The philology of Christianity.  How little Christianity educates the sense of honesty and justice can be gauged fairly well from the character of its scholars’ writings: they present their conjectures as boldly as if they were dogmas and are rarely in any honest perplexity over the interpretation of a passage in the Bible.

Well put. This really is their style. Just invent with a vocal boldness that is properly warranted only after critical reflection and a search for epistemic flaws. Statements that include and emote strong justification need warrant, but the warrant of the Church Fathers, those who translated the myth into the sure footing of a system of well-defined concepts, and sometimes even philosophical rigor, was nothing but their love for their own automatic association from the fresh and admittedly pregnant expositions that can be extracted from the new Pauline Soteriology, which I have explained in detail here.

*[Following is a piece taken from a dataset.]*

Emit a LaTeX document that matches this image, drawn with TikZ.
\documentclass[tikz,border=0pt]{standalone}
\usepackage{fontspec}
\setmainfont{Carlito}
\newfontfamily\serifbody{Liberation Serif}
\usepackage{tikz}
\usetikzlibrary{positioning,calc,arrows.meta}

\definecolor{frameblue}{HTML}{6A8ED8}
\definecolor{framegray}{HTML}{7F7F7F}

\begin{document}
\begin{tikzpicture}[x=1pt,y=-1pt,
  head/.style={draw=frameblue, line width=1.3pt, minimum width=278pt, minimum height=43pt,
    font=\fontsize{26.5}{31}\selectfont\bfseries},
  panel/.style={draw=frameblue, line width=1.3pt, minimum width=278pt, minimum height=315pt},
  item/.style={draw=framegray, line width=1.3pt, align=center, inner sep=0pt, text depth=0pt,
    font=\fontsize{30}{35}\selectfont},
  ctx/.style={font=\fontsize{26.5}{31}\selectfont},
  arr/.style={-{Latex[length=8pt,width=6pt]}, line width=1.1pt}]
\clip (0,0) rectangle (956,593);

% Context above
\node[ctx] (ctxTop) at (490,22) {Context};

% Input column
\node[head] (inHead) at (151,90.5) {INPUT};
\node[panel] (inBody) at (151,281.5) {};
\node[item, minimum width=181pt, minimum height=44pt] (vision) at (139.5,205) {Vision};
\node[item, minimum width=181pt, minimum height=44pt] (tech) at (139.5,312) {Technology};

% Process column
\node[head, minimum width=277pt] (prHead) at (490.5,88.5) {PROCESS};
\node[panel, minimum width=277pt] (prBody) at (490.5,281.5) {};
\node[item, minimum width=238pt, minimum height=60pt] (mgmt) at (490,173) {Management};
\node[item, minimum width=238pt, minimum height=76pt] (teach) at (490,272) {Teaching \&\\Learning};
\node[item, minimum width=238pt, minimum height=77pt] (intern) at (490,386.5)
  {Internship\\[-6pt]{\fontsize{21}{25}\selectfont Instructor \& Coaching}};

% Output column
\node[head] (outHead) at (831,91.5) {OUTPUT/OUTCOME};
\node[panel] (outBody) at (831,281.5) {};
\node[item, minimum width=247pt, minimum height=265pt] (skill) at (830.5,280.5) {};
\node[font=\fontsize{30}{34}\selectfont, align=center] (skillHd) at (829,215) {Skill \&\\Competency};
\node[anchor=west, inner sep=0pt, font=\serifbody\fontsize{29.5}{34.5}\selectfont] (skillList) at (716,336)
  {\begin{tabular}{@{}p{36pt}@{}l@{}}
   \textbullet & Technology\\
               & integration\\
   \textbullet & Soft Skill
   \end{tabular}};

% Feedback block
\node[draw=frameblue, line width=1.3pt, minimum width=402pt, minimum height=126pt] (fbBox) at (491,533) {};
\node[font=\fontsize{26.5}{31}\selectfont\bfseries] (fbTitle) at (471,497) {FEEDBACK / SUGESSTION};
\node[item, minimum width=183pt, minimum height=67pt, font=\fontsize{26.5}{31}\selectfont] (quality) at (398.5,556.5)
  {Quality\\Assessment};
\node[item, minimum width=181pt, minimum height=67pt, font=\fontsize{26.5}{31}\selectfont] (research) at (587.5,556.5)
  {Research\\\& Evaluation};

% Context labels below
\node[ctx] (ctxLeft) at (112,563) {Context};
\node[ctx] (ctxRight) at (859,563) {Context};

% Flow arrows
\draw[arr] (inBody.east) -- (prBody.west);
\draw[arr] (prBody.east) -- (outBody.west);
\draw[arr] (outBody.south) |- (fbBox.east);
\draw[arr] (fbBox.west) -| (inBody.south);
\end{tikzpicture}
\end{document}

Again and again they say “I am right, for it is written—” and then follows an interpretation of such impudent arbitrariness that a philologist who hears it is caught between rage and laughter and asks himself: is it possible? Is this honorable? Is it even decent?  How much dishonesty in this matter is still practiced in Protestant pulpits, how grossly the preacher exploits the advantage that no one is going to interrupt him here, how the Bible is pummeled and punched and the art of reading badly is in all due form imparted to the people: only he who never goes to church or never goes anywhere else will underestimate that. But after all, what can one expect from the effects of a religion which in the centuries of its foundation perpetrated that unheard-of philological farce concerning the Old Testament: I mean the attempt to pull the Old Testament from under the feet of the Jews with the assertion it contained nothing but Christian teaching and belonged to the Christians as the true people of Israel, the Jews being only usurpers. And then there followed a fury of interpretation and construction that cannot possibly be associated with a good conscience: however much Jewish scholars protested, the Old Testament was supposed to speak of Christ and only of Christ, and especially of his Cross; wherever a piece of wood, a rod, a ladder, a twig, a tree, a willow, a staff is mentioned, it is supposed to be a prophetic allusion to the wood of the Cross; even the erection of the one-horned beast and the brazen serpent, even Moses spreading his arms in prayer, even the spits on which the Passover lamb was roasted  all allusions to the Cross and as it were preludes to it! Has anyone who asserted this ever believed it? Consider that the church did not shrink from enriching the text of the Septuagint (e.g. in Psalm 96, verse 10) so as afterwards to employ the smuggled-in passage in the sense of Christian prophecy. For they were conducting a war and paid more heed to their opponents than to the need to stay honest.